Arbitrage de M. Cerenkov. Pénalités : Kazan 16', Togliatti 20'+10'.

Tirs cadrés : Kazan 32 (8, 10, 8, 6), Togliatti 23 (8, 8, 5, 2).

Évolution du score :

0-1 à 02'06" : Semin

0-2 à 05'15" : Boïkov assisté de Grigorenko et Cierny

0-3 à 09'53" : Nesterov assisté de Belkin (sup. num.)

1-3 à 26'21" : Namestnikov assisté de Chupin et Proshkin (sup. num.)
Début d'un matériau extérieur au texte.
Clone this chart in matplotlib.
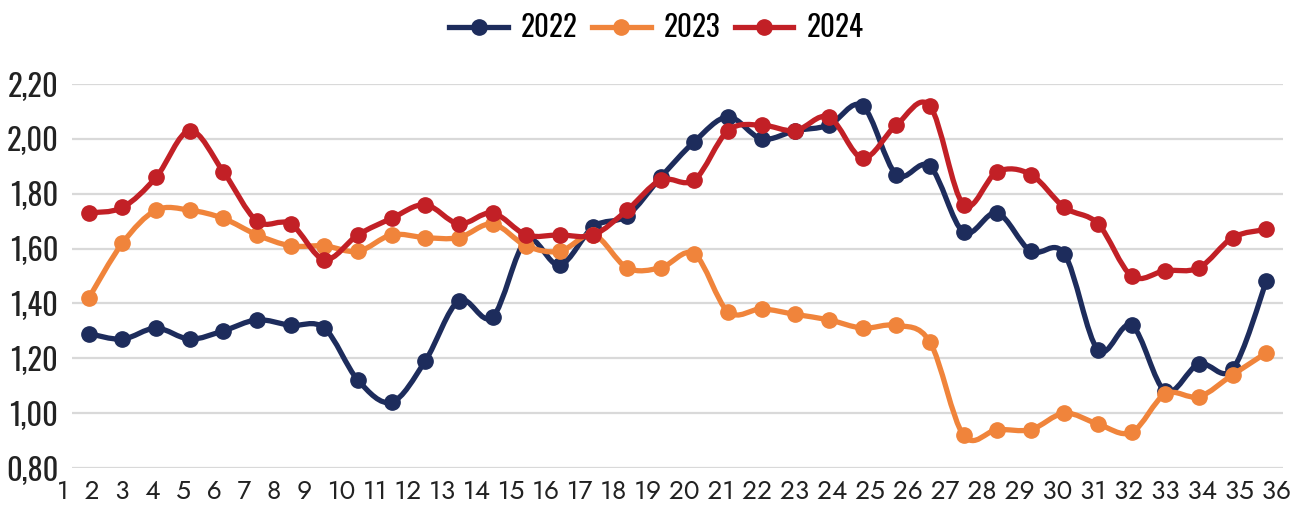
import matplotlib.pyplot as plt
import numpy as np
from matplotlib.path import Path
from matplotlib.patches import PathPatch
from matplotlib.lines import Line2D

weeks = list(range(1, 37))
week_labels = [str(w) for w in weeks]

y_ticks = [0.80, 1.00, 1.20, 1.40, 1.60, 1.80, 2.00, 2.20]
y_tick_labels = ["0,80", "1,00", "1,20", "1,40", "1,60", "1,80", "2,00", "2,20"]

series_names = ["2022", "2023", "2024"]
v2022 = [1.29, 1.27, 1.31, 1.27, 1.30, 1.34, 1.32, 1.31, 1.12, 1.04, 1.19, 1.41,
         1.35, 1.63, 1.54, 1.68, 1.72, 1.86, 1.99, 2.08, 2.00, 2.03, 2.05, 2.12,
         1.87, 1.90, 1.66, 1.73, 1.59, 1.58, 1.23, 1.32, 1.08, 1.18, 1.16, 1.48]
v2023 = [1.42, 1.62, 1.74, 1.74, 1.71, 1.65, 1.61, 1.61, 1.59, 1.65, 1.64, 1.64,
         1.69, 1.61, 1.59, 1.65, 1.53, 1.53, 1.58, 1.37, 1.38, 1.36, 1.34, 1.31,
         1.32, 1.26, 0.92, 0.94, 0.94, 1.00, 0.96, 0.93, 1.07, 1.06, 1.14, 1.22]
v2024 = [1.73, 1.75, 1.86, 2.03, 1.88, 1.70, 1.69, 1.56, 1.65, 1.71, 1.76, 1.69,
         1.73, 1.65, 1.65, 1.65, 1.74, 1.85, 1.85, 2.03, 2.05, 2.03, 2.08, 1.93,
         2.05, 2.12, 1.76, 1.88, 1.87, 1.75, 1.69, 1.50, 1.52, 1.53, 1.64, 1.67]
colors = ["#1d2c5c", "#f0843b", "#c22026"]

cond_font = ["Oswald", "Antonio", "IBM Plex Sans Condensed", "DejaVu Sans"]
round_font = ["Jost", "Futura", "Century Gothic", "DejaVu Sans"]


def smooth_path(x, y):
    # excel-like smoothed line: catmull-rom as cubic bezier segments
    pts = np.column_stack([x, y]).astype(float)
    n = len(pts)
    verts = [pts[0]]
    codes = [Path.MOVETO]
    for i in range(n - 1):
        p0 = pts[i - 1] if i > 0 else pts[i]
        p1 = pts[i]
        p2 = pts[i + 1]
        p3 = pts[i + 2] if i + 2 < n else pts[i + 1]
        verts += [p1 + (p2 - p0) / 6, p2 - (p3 - p1) / 6, p2]
        codes += [Path.CURVE4] * 3
    return Path(verts, codes)


fig = plt.figure(figsize=(13, 5.07), dpi=100)
ax = fig.add_axes([0.0554, 0.0769, 0.9316, 0.7574])

handles = []
for i, (name, vals) in enumerate(zip(series_names, [v2022, v2023, v2024])):
    patch = PathPatch(smooth_path(weeks, vals), facecolor="none", edgecolor=colors[i],
                      lw=3.8, capstyle="round", joinstyle="round", zorder=3 + i)
    ax.add_patch(patch)
    ax.plot(weeks, vals, "o", color=colors[i], markersize=11, zorder=3 + i)
    handles.append(Line2D([], [], color=colors[i], lw=3.8, marker="o", markersize=11))

ax.set_xlim(0.5, 36.5)
ax.set_ylim(0.8, 2.2)
ax.set_yticks(y_ticks, y_tick_labels)
ax.set_xticks([])
ax.tick_params(axis="y", length=0, pad=10)
for lab in ax.get_yticklabels():
    lab.set_fontfamily(cond_font)
    lab.set_fontsize(22)
    lab.set_color("#222222")
ax.grid(axis="y", color="#d9d9d9", lw=1.6)
ax.set_axisbelow(True)
for s in ax.spines.values():
    s.set_visible(False)

# category labels written as one spaced row, like in the source chart
row = ""
for lab in week_labels[:-1]:
    row += lab + ("  " if len(lab) == 1 else " ")
row += week_labels[-1]
xt = fig.text(57 / 1300, 1 - 492 / 507, row, ha="left", va="center",
              fontsize=16, color="#222222", family=round_font)
fig.canvas.draw()
w = xt.get_window_extent(fig.canvas.get_renderer()).width
xt.set_fontsize(16 * 1232 / w)

fig.legend(handles, series_names, loc="center", bbox_to_anchor=(0.505, 0.946), ncol=3,
           frameon=False, handlelength=2.0, handletextpad=0.45, columnspacing=0.5,
           prop={"family": cond_font, "size": 21})

fig.savefig("out.png", dpi=100)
2-3 à 56'52" : Proshkin assisté de Zinoviev (inf. num.)

3-3 à 58'58" : Tsyplakov

3-4 à 67'46" : Boïkov (sup. num.)

 

Ak Bars Kazan

Gardien : Andreï Tsarev puis Dmitri Yachanov à 11'14" (sorti de sa cage de 58'53" à 58'58").

Défenseurs : Evgueni Namestnikov - Vitali Proshkin ; Aleksandr Zavyalov - Dmitri Balmin (C) ; Oleg Shargorodsky - Fedor Tyutin.

Attaquants : Vladimir Tsyplakov - Sergueï Zinoviev - Aleksei Chupin ; Vladimir Zelepukin - Jan Benda - Dmitri Gogolev ; Albert Vishnyakov - Evgueni Fedorov - Denis Zaripov ; Aleksandr Korolyuk - Sergueï Korolev - Denis Platonov.

Lada Togliatti

Gardien : Maksim Mikhaïlovsky puis Mike Fountain à 60'00".

Défenseurs : Ladislav Cierny - Vladimir Malenkikh ; Maksim Semenov - Vladislav Bulin ; Andrei Essipov - Artur Oktyabrev ; Filipp Meltyuk - Maksim Kondratiev.

Attaquants : Aleksandr Boïkov (C) - Igor Grigorenko - Aleksandr Buturlin ; Evgueni Pavlov - Andrei Tsarev - Bruce Gardiner ; Aleksandr Semin - Aleksandr Nesterov - Oleg Belkin ; Andrei Frolkin - Sergueï Sevostyanov - Mikhaïl Sevostyanov.